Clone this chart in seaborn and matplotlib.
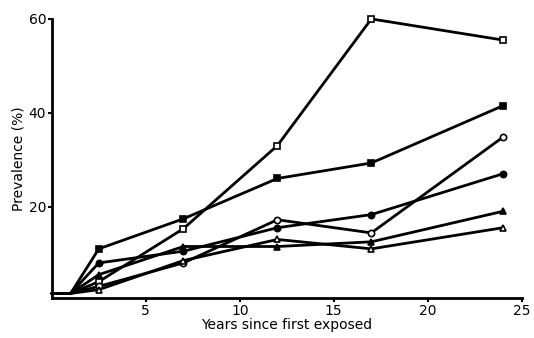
import matplotlib
matplotlib.use('Agg')
import matplotlib.pyplot as plt
import seaborn as sns
import pandas as pd

years = [0, 1, 2.5, 7, 12, 17, 24]
open_square = [1.5, 1.5, 4, 15.3, 33, 60, 55.5]
filled_square = [1.5, 1.5, 11, 17.4, 26, 29.3, 41.5]
open_circle = [1.5, 1.5, 3, 8, 17.2, 14.4, 34.8]
filled_circle = [1.5, 1.5, 8, 10.5, 15.5, 18.3, 27]
filled_triangle = [1.5, 1.5, 5.5, 11.5, 11.5, 12.5, 19]
open_triangle = [1.5, 1.5, 2.3, 8.5, 13, 11, 15.5]

series = [
    (open_square, 's', 'white'),
    (filled_square, 's', 'black'),
    (open_circle, 'o', 'white'),
    (filled_circle, 'o', 'black'),
    (filled_triangle, '^', 'black'),
    (open_triangle, '^', 'white'),
]

sns.set_style('ticks')
plt.rcParams['font.family'] = ['DejaVu Sans']
plt.rcParams['text.color'] = 'black'
plt.rcParams['axes.labelcolor'] = 'black'
plt.rcParams['xtick.color'] = 'black'
plt.rcParams['ytick.color'] = 'black'
plt.rcParams['axes.edgecolor'] = 'black'

fig = plt.figure(figsize=(5.34, 3.38), dpi=100)
ax = fig.add_axes([0.097, 0.118, 0.88, 0.826])

for values, marker, face in series:
    df = pd.DataFrame({'years': years, 'prev': values})
    sns.lineplot(data=df, x='years', y='prev', ax=ax, color='black',
                 linewidth=2, marker=marker, markersize=4.5,
                 markerfacecolor=face, markeredgecolor='black',
                 markeredgewidth=1.2, markevery=slice(2, None),
                 clip_on=False)

ax.set_xlim(0, 25)
ax.set_ylim(0.5, 60)
ax.set_xticks([5, 10, 15, 20, 25])
ax.set_yticks([20, 40, 60])
ax.set_xlabel('Years since first exposed', fontsize=10, labelpad=0)
ax.set_ylabel('Prevalence (%)', fontsize=10, labelpad=2)
ax.tick_params(labelsize=10, width=1.5, length=3, pad=1)
for side in ['top', 'right']:
    ax.spines[side].set_visible(False)
for side in ['left', 'bottom']:
    ax.spines[side].set_linewidth(2)

fig.savefig('out.png', dpi=100)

WHAT TO DO: Filter the listing above for the string "seaborn" and copy every matching line.

TASK RESPONSE:
Clone this chart in seaborn and matplotlib.
import seaborn as sns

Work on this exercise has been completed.